With hip healthy, Ross trying to get back in the flow
PHOENIX — Cody Ross’ sliding catch near the left-field foul line Saturday night might have caused some in Chase Field to cringe inasmuch as Ross finished the play with his weight squarely on his surgically repaired right hip.
Not to worry. As Ross said early Sunday, sliding was never the primary issue during his recovery, even if it was the last part of the game he attacked in spring training.
"The main concern was the pounding," said Ross, hammering a fist into the opposite palm. "The sliding deal maybe got blown out of proportion a little bit. People said, ‘He hasn’t even slid yet,’ but that really wasn’t even a hurdle.
"I had a couple of similar plays to that in Reno where I didn’t even hesitate. Slid in, made the play, popped up and threw it in."

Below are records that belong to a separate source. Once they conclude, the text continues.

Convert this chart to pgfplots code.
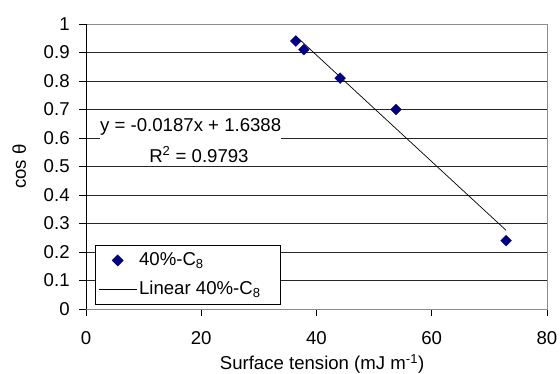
\documentclass[border=0pt]{standalone}
\usepackage{pgfplots}
\pgfplotsset{compat=1.18}
\usepackage{fontspec}
\setmainfont{Liberation Sans}
\definecolor{navyc}{HTML}{000080}
\begin{document}
\fontsize{18.6}{21}\selectfont
\begin{tikzpicture}
\path[use as bounding box] (-86pt,-65pt) rectangle (474pt,309pt);
\begin{axis}[
 at={(0pt,0pt)}, anchor=south west,
 scale only axis, width=461pt, height=285pt,
 xmin=0, xmax=80, ymin=0, ymax=1,
 xtick={0,20,40,60,80},
 ytick={0,0.1,0.2,0.3,0.4,0.5,0.6,0.7,0.8,0.9,1},
 yticklabels={0,0.1,0.2,0.3,0.4,0.5,0.6,0.7,0.8,0.9,1},
 tick align=outside, xtick pos=left, ytick pos=left,
 major tick length=7pt,
 tick style={black, line width=0.8pt},
 axis line style={black!45, line width=0.8pt},
 ymajorgrids, grid style={black!85, line width=0.8pt},
 tick label style={font=\fontsize{18.6}{21}\selectfont},
 xticklabel style={yshift=-9pt},
 yticklabel style={xshift=-3pt},
 /pgf/number format/assume math mode=true,
 label style={font=\fontsize{18.6}{21}\selectfont},
 xlabel={Surface tension (mJ m\textsuperscript{-1})},
 ylabel={cos θ},
 xlabel style={at={(axis description cs:0.512,-0.193)}, anchor=center},
 ylabel style={at={(axis description cs:-0.145,0.5)}, anchor=center},
 legend style={at={(0.0195,0.014)}, anchor=south west, draw=black, line width=0.8pt, fill=white,
   font=\fontsize{18.6}{21}\selectfont, inner xsep=3pt, inner ysep=5pt, row sep=9pt,
   nodes={inner sep=2pt}},
 legend cell align=left,
]
\addplot[only marks, mark=square*, mark size=3.8pt, color=navyc,
  mark options={rotate=45, fill=navyc, draw=navyc},
  legend image code/.code={\draw plot[only marks, mark=square*, mark size=3.8pt, mark options={rotate=45, fill=navyc, draw=navyc}] coordinates {(19pt,0pt)};}]
 coordinates {(36.4,0.94) (37.8,0.91) (44.1,0.81) (53.8,0.70) (72.9,0.24)};
\addlegendentry{40\%-C\textsubscript{8}}
\addplot[black, line width=0.7pt,
  legend image code/.code={\draw[black, line width=0.7pt] (0pt,0pt) -- (38pt,0pt);}]
 coordinates {(36.4,0.958) (72.9,0.276)};
\addlegendentry{Linear 40\%-C\textsubscript{8}\hspace*{15pt}}
\draw[black!45, line width=0.8pt] (rel axis cs:0,1) -- (rel axis cs:1,1);
\draw[black, line width=0.8pt] (rel axis cs:0,0) -- (rel axis cs:0,1);
\draw[black, line width=0.8pt] (rel axis cs:0,0) -- (rel axis cs:1,0);
\node[anchor=base west, fill=white, inner xsep=0pt, inner ysep=4pt] at (axis cs:2.43,0.622) {y = -0.0187x + 1.6388};
\node[anchor=base] at (axis cs:19.6,0.515) {R\textsuperscript{2} = 0.9793};
\end{axis}
\end{tikzpicture}
\end{document}
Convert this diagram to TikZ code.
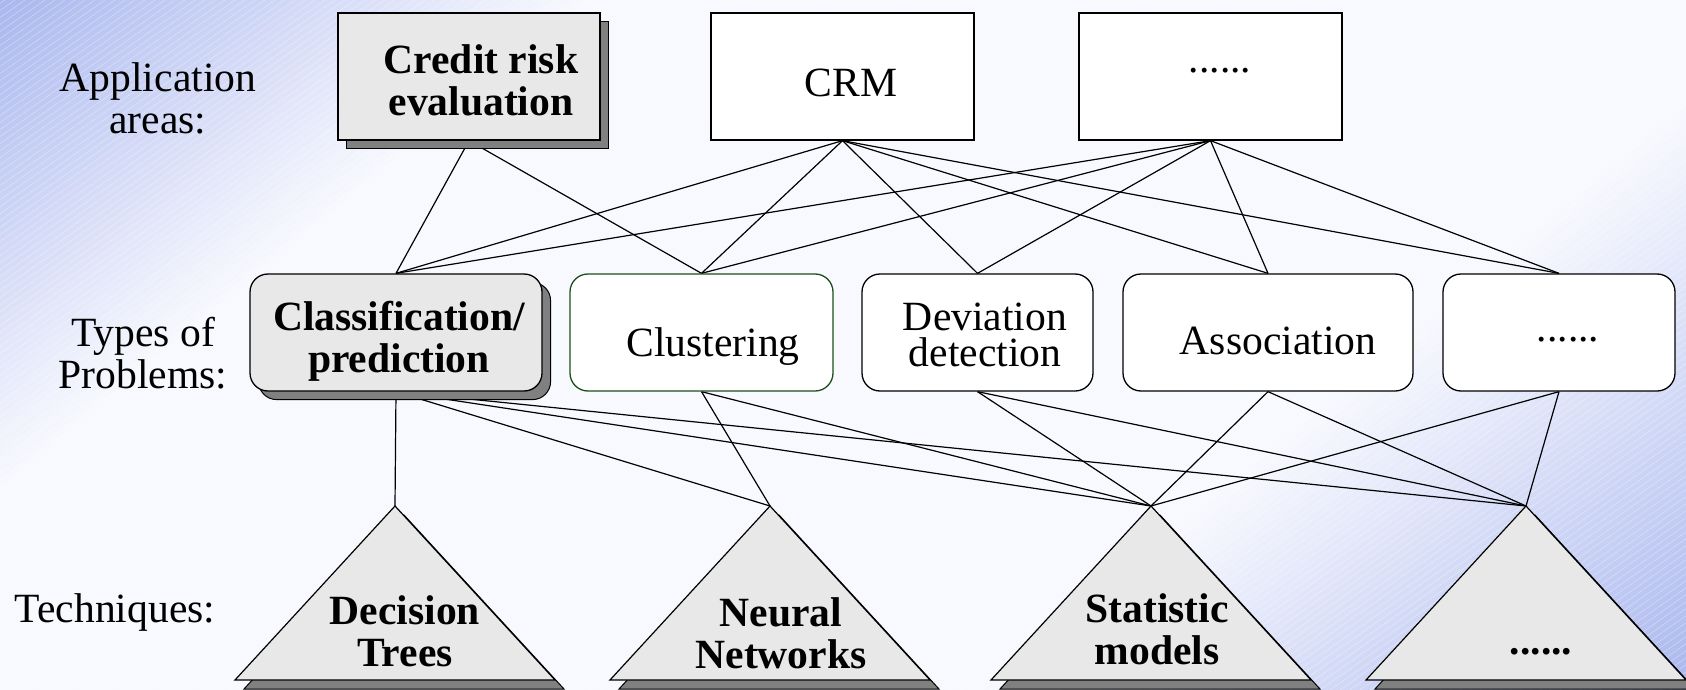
\documentclass[tikz,border=0pt]{standalone}
\usepackage{fontspec}
\setmainfont{Liberation Serif}
\usetikzlibrary{shadows}
\definecolor{bgblue}{RGB}{170,183,238}
\definecolor{bgwhite}{RGB}{248,249,254}
\definecolor{boxgray}{RGB}{232,232,232}
\definecolor{shadowgray}{RGB}{128,128,128}
\definecolor{darkgreen}{RGB}{28,78,28}
\pgfdeclarelayer{bg}
\pgfdeclarelayer{links}
\pgfsetlayers{bg,links,main}
\begin{document}
\begin{tikzpicture}[x=0.5pt,y=-0.5pt,
  txt/.style={inner sep=0pt, align=center, font=\fontsize{20.8}{21}\selectfont},
  btxt/.style={inner sep=0pt, align=center, font=\fontsize{20.8}{21}\selectfont\bfseries},
  areabox/.style={draw=black, line width=0.65pt, fill=white, inner sep=0pt, minimum height=63.5pt},
  probbox/.style={draw=black, line width=0.65pt, fill=white, rounded corners=9pt, inner sep=0pt, minimum height=58.5pt},
  shadowed/.style={fill=boxgray, drop shadow={shadow xshift=4.3pt, shadow yshift=-4.3pt, fill=shadowgray, opacity=1, draw=black, line width=0.5pt}},
  link/.style={draw=black, line width=0.6pt},
  tri/.style={draw=black, line width=0.6pt, fill=boxgray},
  trishadow/.style={draw=black, line width=0.5pt, fill=shadowgray}
]
\useasboundingbox (0,0) rectangle (1686,690);

% ---- diagonal background gradient with faint hatching ----
\begin{pgfonlayer}{bg}
\begin{scope}
  \clip (0,0) rectangle (1686,690);
  \fill[bgwhite] (0,0) rectangle (1686,690);
  \foreach \t in {-815,-810,...,-430} {
    \pgfmathsetmacro\f{min(100,max(0,(-430-\t)/375*100))}
    \fill[bgblue!\f!bgwhite]
      ({843+0.64*\t-770},{345+0.77*\t+640}) -- ({843+0.64*\t+770},{345+0.77*\t-640}) --
      ({843+0.64*(\t+6)+770},{345+0.77*(\t+6)-640}) -- ({843+0.64*(\t+6)-770},{345+0.77*(\t+6)+640}) -- cycle;
  }
  \foreach \t in {350,355,...,815} {
    \pgfmathsetmacro\f{min(100,max(0,(\t-350)/455*100))}
    \fill[bgblue!\f!bgwhite]
      ({843+0.64*\t-770},{345+0.77*\t+640}) -- ({843+0.64*\t+770},{345+0.77*\t-640}) --
      ({843+0.64*(\t+6)+770},{345+0.77*(\t+6)-640}) -- ({843+0.64*(\t+6)-770},{345+0.77*(\t+6)+640}) -- cycle;
  }
  \foreach \s in {-1000,-990,...,1700}
    \draw[white, opacity=0.35, line width=0.3pt] (\s,690) -- ({\s+985},0);
\end{scope}
\end{pgfonlayer}

% ---- row labels ----
\node[txt] (lblarea) at (158,98) {Application\\areas:};
\node[txt] (lblprob) at (143,353) {Types of\\Problems:};
\node[txt, anchor=base] (lbltech) at (115,622) {Techniques:};

% ---- application areas ----
\node[areabox, shadowed, minimum width=131pt] (credit) at (469,76.5) {};
\node[areabox, minimum width=131.5pt] (crm) at (842.5,76.5) {};
\node[areabox, minimum width=131.5pt] (adots) at (1210.5,76.5) {};
\node[btxt] (credit-t) at (481,80) {Credit risk\\evaluation};
\node[txt, anchor=base] (crm-t) at (851,97) {CRM};
\node[txt, anchor=base] (adots-t) at (1220,73) {......};

% ---- types of problems ----
\node[probbox, shadowed, minimum width=146pt] (classif) at (396,332.5) {};
\node[probbox, draw=darkgreen, minimum width=131.5pt] (cluster) at (701.5,332.5) {};
\node[probbox, minimum width=115.5pt] (deviation) at (977.5,332.5) {};
\node[probbox, minimum width=145pt] (assoc) at (1268,332.5) {};
\node[probbox, minimum width=116pt] (pdots) at (1559,332.5) {};
\node[btxt] (classif-t) at (399,341) {Classification/\\prediction};
\node[txt, anchor=base] (cluster-t) at (713,356) {Clustering};
\node[txt, font=\fontsize{20.8}{18.2}\selectfont] (deviation-t) at (985,335) {Deviation\\detection};
\node[txt, anchor=base] (assoc-t) at (1278,354) {Association};
\node[txt, anchor=base] (pdots-t) at (1568,341) {......};

% ---- techniques (triangles) ----
\coordinate (dt) at (395,506);
\coordinate (nn) at (770,506);
\coordinate (sm) at (1151,506);
\coordinate (tdots) at (1526,506);
\foreach \c in {dt,nn,sm,tdots} {
  \draw[trishadow] ([shift={(9,9)}]\c) -- ++(-160,174) -- ++(320,0) -- cycle;
  \draw[tri] (\c) -- ++(-160,174) -- ++(320,0) -- cycle;
}
\node[btxt] (dt-t) at (405,631) {Decision\\Trees};
\node[btxt] (nn-t) at (781,633) {Neural\\Networks};
\node[btxt] (sm-t) at (1157,629) {Statistic\\models};
\node[btxt, anchor=base] (tdots-t) at (1541,654) {......};

% ---- connectors ----
\begin{pgfonlayer}{links}
\foreach \a/\b in {credit/classif, credit/cluster,
                   crm/classif, crm/cluster, crm/deviation, crm/assoc, crm/pdots,
                   adots/classif, adots/cluster, adots/deviation, adots/assoc, adots/pdots}
  \draw[link] (\a.south) -- (\b.north);
\foreach \a/\b in {classif/dt, classif/nn, classif/sm, classif/tdots,
                   cluster/nn, cluster/sm,
                   deviation/sm, deviation/tdots,
                   assoc/sm, assoc/tdots,
                   pdots/sm, pdots/tdots}
  \draw[link] (\a.south) -- (\b);
\end{pgfonlayer}
\end{tikzpicture}
\end{document}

That leaves the final step in Ross’ recovery the natural adjustment to the pace of the game after almost nine months off a major league field. He suffered his injury on Aug. 11, 2013.
Ross had his first two-hit game and his first three RBIs of the season Saturday, stinging two hard singles through the infield, before going 0 for 4 Sunday to drop his average to .100.
"You could go out on a rehab assignment for 50 days and you can’t emulate late big league pitching and big league play," Ross said. "It is just so much faster. The game is so much quicker. Every play means more. Actually, I’ve been feeling really good since Day 1."
While Ross will get the majority of the time in left field with Mark Trumbo out for the next six to eight weeks because of a stress fracture in his left foot, the Diamondbacks also will make sure not to overwork him. Tony Campana, who hits left-handed, could see time in left field when manager Kirk Gibson wants to play matchups.
Ross has a soul mate in Gibson, who also played with and through injuries during his 17-year career.
"That’s the smart thing to do," Ross said of taking an occasional day off, "and I’ve talked to Gibby a lot about it. He’s been injured enough that he knows how guys feel after an injury. And this is severe. We’re not talking even a blown-out knee or an ACL. That is minor compared to what I went through.
"So the smart thing to do is to take it easy, give me break here and there. He is really good at that. He talks to me every day. Asks me how I feel. He wants me to be honest with him, not be a hero and go out there when I am not feeling really good and risk injury. We’re staying on top of it."